[DATA ROWS start]

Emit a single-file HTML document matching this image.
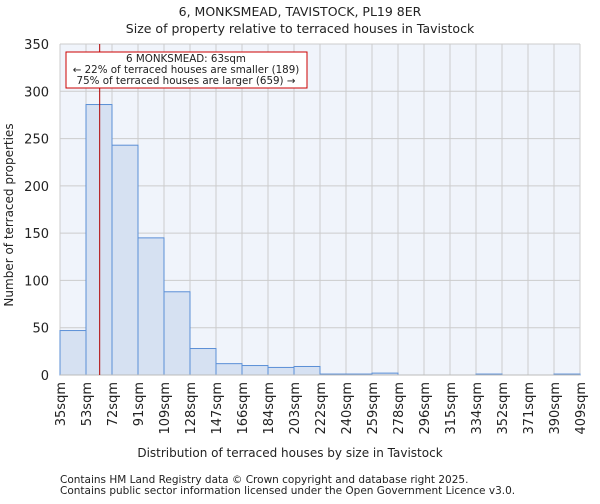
<!DOCTYPE html>
<html><head><meta charset="utf-8"><style>
body{margin:0;background:#fff;font-family:"DejaVu Sans","Liberation Sans",sans-serif;}
svg text{font-family:"DejaVu Sans","Liberation Sans",sans-serif;fill:#222;}
</style></head><body>
<svg id="c" width="600" height="500">
<text x="300" y="16" text-anchor="middle" font-size="12.5">6, MONKSMEAD, TAVISTOCK, PL19 8ER</text>
<text x="300" y="33" text-anchor="middle" font-size="12.5">Size of property relative to terraced houses in Tavistock</text>
<g id="plot"></g>
<text x="290" y="457" text-anchor="middle" font-size="12">Distribution of terraced houses by size in Tavistock</text>
<text transform="translate(13,215) rotate(-90)" text-anchor="middle" font-size="12">Number of terraced properties</text>
<text x="60" y="483" font-size="10.5">Contains HM Land Registry data © Crown copyright and database right 2025.</text>
<text x="60" y="494" font-size="10.5">Contains public sector information licensed under the Open Government Licence v3.0.</text>
</svg>
<script>
const tickLabels=["35sqm","53sqm","72sqm","91sqm","109sqm","128sqm","147sqm","166sqm","184sqm","203sqm","222sqm","240sqm","259sqm","278sqm","296sqm","315sqm","334sqm","352sqm","371sqm","390sqm","409sqm"];
const counts=[47,286,243,145,88,28,12,10,8,9,1,1,2,0,0,0,1,0,0,1];
const yTicks=[0,50,100,150,200,250,300,350];
const subjectSize=63;
const NS="http://www.w3.org/2000/svg";
const g=document.getElementById("plot");
const X0=60,X1=580,Y0=375,Y1=44,YMAX=350;
const bw=(X1-X0)/counts.length;
const xs=i=>X0+i*bw;
const ys=v=>Y0-(v/YMAX)*(Y0-Y1);
function mk(t,a){const e=document.createElementNS(NS,t);for(const k in a)e.setAttribute(k,a[k]);g.appendChild(e);return e;}
let e=mk("rect",{x:X0,y:Y1,width:X1-X0,height:Y0-Y1,fill:"#f0f4fb"});


yTicks.forEach(v=>{
 let l=mk("line",{x1:X0,x2:X1,y1:ys(v),y2:ys(v),stroke:"#ccc","stroke-width":1});
 
 
 let t=mk("text",{x:X0-11,y:ys(v)+5,"text-anchor":"end","font-size":"13"});t.textContent=v;
 
 
});
tickLabels.forEach((s,i)=>{
 let l=mk("line",{x1:xs(i),x2:xs(i),y1:Y1,y2:Y0,stroke:"#ccc","stroke-width":1});
 
 
 let t=mk("text",{transform:`translate(${xs(i)+5},${Y0+7}) rotate(-90)`,"text-anchor":"end","font-size":"13"});t.textContent=s;
 
 
});
counts.forEach((v,i)=>{
 let r=mk("rect",{x:xs(i),y:ys(v),width:bw,height:Y0-ys(v),fill:"#d6e1f2",stroke:"#5b8fd6","stroke-width":1});
 
 
});
e=mk("line",{x1:X0,x2:X1,y1:Y0,y2:Y0,stroke:"#bbb"});


const sx=v=>{const n=tickLabels.map(s=>parseFloat(s));for(let i=0;i<n.length-1;i++){if(v>=n[i]&&v<=n[i+1])return xs(i)+bw*(v-n[i])/(n[i+1]-n[i]);}return X0;};
const mx=sx(subjectSize);
e=mk("line",{x1:mx,x2:mx,y1:Y1,y2:Y0,stroke:"#b00000","stroke-width":1});


e=mk("rect",{x:66,y:52,width:241,height:36,fill:"#fff",stroke:"#c00","stroke-width":1});


["6 MONKSMEAD: 63sqm","← 22% of terraced houses are smaller (189)","75% of terraced houses are larger (659) →"].forEach((s,i)=>{
 let t=mk("text",{x:186,y:62+i*11,"text-anchor":"middle","font-size":"10.3"});t.textContent=s;
 
 
});
</script>
</body></html>
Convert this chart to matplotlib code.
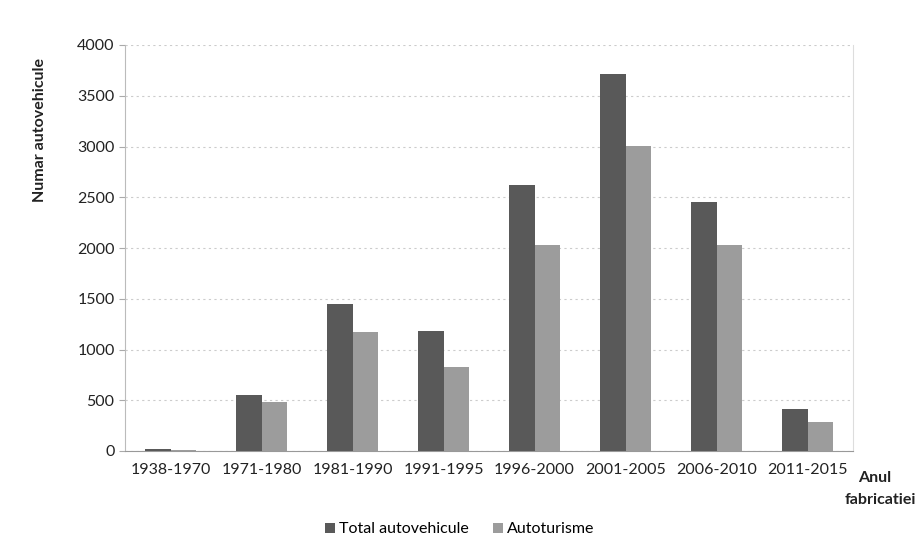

[DATA ROWS end]

• _GIVEN PROBLEM_
Without including any pictures, print each record exactly.

• _FINAL RESULT_
Emit a single-file HTML document matching this image.
<!DOCTYPE html>
<html><head><meta charset="utf-8"><style>
body{margin:0;background:#fff;font-family:"DejaVu Sans","Liberation Sans",sans-serif;}
svg text{font-family:"DejaVu Sans","Liberation Sans",sans-serif;fill:#222;}
</style></head><body>
<svg id="c" width="600" height="500">
<text x="300" y="16" text-anchor="middle" font-size="12.5">6, MONKSMEAD, TAVISTOCK, PL19 8ER</text>
<text x="300" y="33" text-anchor="middle" font-size="12.5">Size of property relative to terraced houses in Tavistock</text>
<g id="plot"></g>
<text x="290" y="457" text-anchor="middle" font-size="12">Distribution of terraced houses by size in Tavistock</text>
<text transform="translate(13,215) rotate(-90)" text-anchor="middle" font-size="12">Number of terraced properties</text>
<text x="60" y="483" font-size="10.5">Contains HM Land Registry data © Crown copyright and database right 2025.</text>
<text x="60" y="494" font-size="10.5">Contains public sector information licensed under the Open Government Licence v3.0.</text>
</svg>
<script>
const tickLabels=["35sqm","53sqm","72sqm","91sqm","109sqm","128sqm","147sqm","166sqm","184sqm","203sqm","222sqm","240sqm","259sqm","278sqm","296sqm","315sqm","334sqm","352sqm","371sqm","390sqm","409sqm"];
const counts=[47,286,243,145,88,28,12,10,8,9,1,1,2,0,0,0,1,0,0,1];
const yTicks=[0,50,100,150,200,250,300,350];
const subjectSize=63;
const NS="http://www.w3.org/2000/svg";
const g=document.getElementById("plot");
const X0=60,X1=580,Y0=375,Y1=44,YMAX=350;
const bw=(X1-X0)/counts.length;
const xs=i=>X0+i*bw;
const ys=v=>Y0-(v/YMAX)*(Y0-Y1);
function mk(t,a){const e=document.createElementNS(NS,t);for(const k in a)e.setAttribute(k,a[k]);g.appendChild(e);return e;}
let e=mk("rect",{x:X0,y:Y1,width:X1-X0,height:Y0-Y1,fill:"#f0f4fb"});


yTicks.forEach(v=>{
 let l=mk("line",{x1:X0,x2:X1,y1:ys(v),y2:ys(v),stroke:"#ccc","stroke-width":1});
 
 
 let t=mk("text",{x:X0-11,y:ys(v)+5,"text-anchor":"end","font-size":"13"});t.textContent=v;
 
 
});
tickLabels.forEach((s,i)=>{
 let l=mk("line",{x1:xs(i),x2:xs(i),y1:Y1,y2:Y0,stroke:"#ccc","stroke-width":1});
 
 
 let t=mk("text",{transform:`translate(${xs(i)+5},${Y0+7}) rotate(-90)`,"text-anchor":"end","font-size":"13"});t.textContent=s;
 
 
});
counts.forEach((v,i)=>{
 let r=mk("rect",{x:xs(i),y:ys(v),width:bw,height:Y0-ys(v),fill:"#d6e1f2",stroke:"#5b8fd6","stroke-width":1});
 
 
});
e=mk("line",{x1:X0,x2:X1,y1:Y0,y2:Y0,stroke:"#bbb"});


const sx=v=>{const n=tickLabels.map(s=>parseFloat(s));for(let i=0;i<n.length-1;i++){if(v>=n[i]&&v<=n[i+1])return xs(i)+bw*(v-n[i])/(n[i+1]-n[i]);}return X0;};
const mx=sx(subjectSize);
e=mk("line",{x1:mx,x2:mx,y1:Y1,y2:Y0,stroke:"#b00000","stroke-width":1});


e=mk("rect",{x:66,y:52,width:241,height:36,fill:"#fff",stroke:"#c00","stroke-width":1});


["6 MONKSMEAD: 63sqm","← 22% of terraced houses are smaller (189)","75% of terraced houses are larger (659) →"].forEach((s,i)=>{
 let t=mk("text",{x:186,y:62+i*11,"text-anchor":"middle","font-size":"10.3"});t.textContent=s;
 
 
});
</script>
</body></html>
Convert this chart to matplotlib code.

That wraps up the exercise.